Türkiye‘de üreticiler sütlerini kendisi işleyenlerin dışında fiyat bakımından sanayiciye mahkûmdur. 2008 ‘ de sanayici ucuza bulduğu yağsız süt tozunu ithal etmeye başlayınca çiğ süt fiyatları 35 kuruşa düşmüş ve yem alacak para bulamayan üretici süt hayvanlarını kesime yollamış ve hayvan sayısında ciddi azalma meydana gelmişti. Hâlbuki 2007 de süt fiyatlarına müdahale edilmiş olsa bugün devlet et ithaline kalkışmayacaktı.  Yem gibi girdi maliyetleri sürekli artarken, süt fiyatlarında bir türlü istikrar sağlanamaması süt hayvancılığı yapan çiftçiyi çaresiz bırakıyor. Çiftçi artık sütün de, girdilerin de fiyatlarının dengede olmasını istiyor. Hayvancılık sektörü şu anda çiğ süt fiyatının düşüşünden dolayı endişeli bir bekleyiştedir. Et fiyatlarını düşürmek adına bütün bu yapılanların sonucu çıkan fatura ülke hayvancılığını bitirme noktasına getirmiştir. Kurulan Ulusal Süt Konseyi, piyasada çiğ süt fiyatlarını üretici lehine düzenleme olanağına sahip değildir.
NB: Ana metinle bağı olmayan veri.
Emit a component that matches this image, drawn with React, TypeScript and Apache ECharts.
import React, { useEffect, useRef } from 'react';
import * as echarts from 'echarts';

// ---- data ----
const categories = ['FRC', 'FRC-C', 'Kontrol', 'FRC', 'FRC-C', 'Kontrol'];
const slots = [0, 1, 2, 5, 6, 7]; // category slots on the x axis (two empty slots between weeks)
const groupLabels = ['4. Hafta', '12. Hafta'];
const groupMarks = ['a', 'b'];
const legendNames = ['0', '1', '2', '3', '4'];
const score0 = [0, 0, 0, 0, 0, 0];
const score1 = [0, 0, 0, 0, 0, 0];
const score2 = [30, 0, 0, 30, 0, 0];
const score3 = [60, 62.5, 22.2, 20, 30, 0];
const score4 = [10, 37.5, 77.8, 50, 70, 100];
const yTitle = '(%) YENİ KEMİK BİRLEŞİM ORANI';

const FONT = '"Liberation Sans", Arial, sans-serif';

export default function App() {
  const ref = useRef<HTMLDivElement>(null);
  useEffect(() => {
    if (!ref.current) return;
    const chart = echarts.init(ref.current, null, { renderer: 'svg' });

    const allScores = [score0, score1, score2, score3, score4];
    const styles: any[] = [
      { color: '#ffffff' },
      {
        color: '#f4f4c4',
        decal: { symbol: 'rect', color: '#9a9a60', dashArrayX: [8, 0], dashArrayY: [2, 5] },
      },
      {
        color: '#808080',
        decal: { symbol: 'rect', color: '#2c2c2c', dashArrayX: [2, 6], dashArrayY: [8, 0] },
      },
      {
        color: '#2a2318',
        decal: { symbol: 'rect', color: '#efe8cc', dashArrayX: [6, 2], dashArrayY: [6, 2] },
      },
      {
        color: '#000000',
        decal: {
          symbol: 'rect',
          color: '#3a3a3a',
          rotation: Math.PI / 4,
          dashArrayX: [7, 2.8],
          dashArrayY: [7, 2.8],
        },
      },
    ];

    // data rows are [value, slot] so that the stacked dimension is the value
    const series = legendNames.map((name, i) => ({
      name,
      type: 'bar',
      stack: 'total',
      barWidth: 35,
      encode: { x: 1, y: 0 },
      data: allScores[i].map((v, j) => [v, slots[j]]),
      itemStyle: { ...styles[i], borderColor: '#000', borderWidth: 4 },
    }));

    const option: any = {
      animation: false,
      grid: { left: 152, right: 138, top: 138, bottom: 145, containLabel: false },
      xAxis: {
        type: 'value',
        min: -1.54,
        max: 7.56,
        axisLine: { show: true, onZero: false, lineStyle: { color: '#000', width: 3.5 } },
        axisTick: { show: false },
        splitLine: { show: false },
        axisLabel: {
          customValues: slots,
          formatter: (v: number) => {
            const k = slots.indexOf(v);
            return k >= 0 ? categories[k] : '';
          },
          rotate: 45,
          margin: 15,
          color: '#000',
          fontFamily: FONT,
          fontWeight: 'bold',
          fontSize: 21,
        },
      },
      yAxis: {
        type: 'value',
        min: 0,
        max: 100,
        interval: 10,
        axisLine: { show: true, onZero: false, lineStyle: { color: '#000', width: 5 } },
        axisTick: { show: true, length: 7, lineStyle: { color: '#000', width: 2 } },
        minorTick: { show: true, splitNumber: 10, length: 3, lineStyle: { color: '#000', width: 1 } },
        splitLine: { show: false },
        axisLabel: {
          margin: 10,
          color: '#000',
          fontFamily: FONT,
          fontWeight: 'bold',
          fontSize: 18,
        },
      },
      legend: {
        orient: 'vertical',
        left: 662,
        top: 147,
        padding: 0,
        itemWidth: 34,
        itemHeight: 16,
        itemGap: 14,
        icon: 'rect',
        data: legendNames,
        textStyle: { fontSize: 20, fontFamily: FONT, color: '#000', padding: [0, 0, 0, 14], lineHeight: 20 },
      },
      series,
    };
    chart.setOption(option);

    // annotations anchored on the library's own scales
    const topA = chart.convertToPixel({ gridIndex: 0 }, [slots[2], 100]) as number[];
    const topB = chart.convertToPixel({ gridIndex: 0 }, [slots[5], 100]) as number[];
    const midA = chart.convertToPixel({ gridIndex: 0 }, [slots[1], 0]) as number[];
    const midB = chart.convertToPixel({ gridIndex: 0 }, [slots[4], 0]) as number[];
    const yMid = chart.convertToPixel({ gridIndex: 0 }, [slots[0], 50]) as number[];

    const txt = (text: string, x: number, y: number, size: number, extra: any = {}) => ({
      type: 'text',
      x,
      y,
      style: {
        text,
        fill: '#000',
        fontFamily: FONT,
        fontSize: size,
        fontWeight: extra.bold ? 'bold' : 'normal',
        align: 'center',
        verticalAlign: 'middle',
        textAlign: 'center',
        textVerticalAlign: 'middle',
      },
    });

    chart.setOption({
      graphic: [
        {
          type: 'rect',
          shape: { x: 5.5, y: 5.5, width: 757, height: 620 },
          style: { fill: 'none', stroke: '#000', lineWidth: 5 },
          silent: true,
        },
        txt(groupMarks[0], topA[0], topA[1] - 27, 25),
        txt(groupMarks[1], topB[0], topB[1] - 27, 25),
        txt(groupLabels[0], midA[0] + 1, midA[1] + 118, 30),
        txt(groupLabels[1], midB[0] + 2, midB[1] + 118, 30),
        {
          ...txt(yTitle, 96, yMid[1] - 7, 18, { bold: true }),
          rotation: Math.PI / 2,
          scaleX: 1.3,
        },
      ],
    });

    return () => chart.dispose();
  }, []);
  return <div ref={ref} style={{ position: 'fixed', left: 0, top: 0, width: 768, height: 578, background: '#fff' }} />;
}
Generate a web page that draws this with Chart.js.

Kısacası hayvancılıkta ithalat çıkar yol değildir. Bugünkü ithalat politikası devam ederse ülkede hayvancılık diye bir sektör kalmayacaktır. Acilen uzun vadeli hayvancılık politikaları oluşturulmalıdır. Et ve kasaplık hayvan ithalatına derhal son verilmeli, ülkemizdeki gerekli süt ve besi hayvanı sayısına ulaştığımız anda gebe düve ve besi hayvanı ithalatına da son verilmelidir. Yem bitkileri üretimi desteklenmeli, mevcut meralarımızın ıslahı yapılmalı, ette ve sütte yerli üretimi destekleyici önlemler alınmalı, et ve süt tüketiminin artırılmasına yönelik kampanyalar yapılmalı, yeteri miktarda hayvan saf kültür ırkı ve melez soyları olan ülkemizde; Tarım ve Köy işleri Bakanlığı, Üniversiteler, araştırma kuruluşları ve yetiştirici birliklerini içine alan hayvan ıslahı projeleri yapılmalı, Avrupa Birliği veya Amerika‘dakine benzer et ve süt fiyatlarında piyasaya müdahale edecek müdahale kuruluşları olmalı ya da mevcut kuruluşların yetkilerine işlevlik kazandırılmalıdır.

Yani yurtdışındaki çiftçileri ve hayvan sahiplerini desteklemekten acilen vazgeçilmeli, bize her zaman gerekli olan ve kahrımızı çeken çitçimizi, süt ve et üreticilerimizi destekleme yoluna gidilmelidir.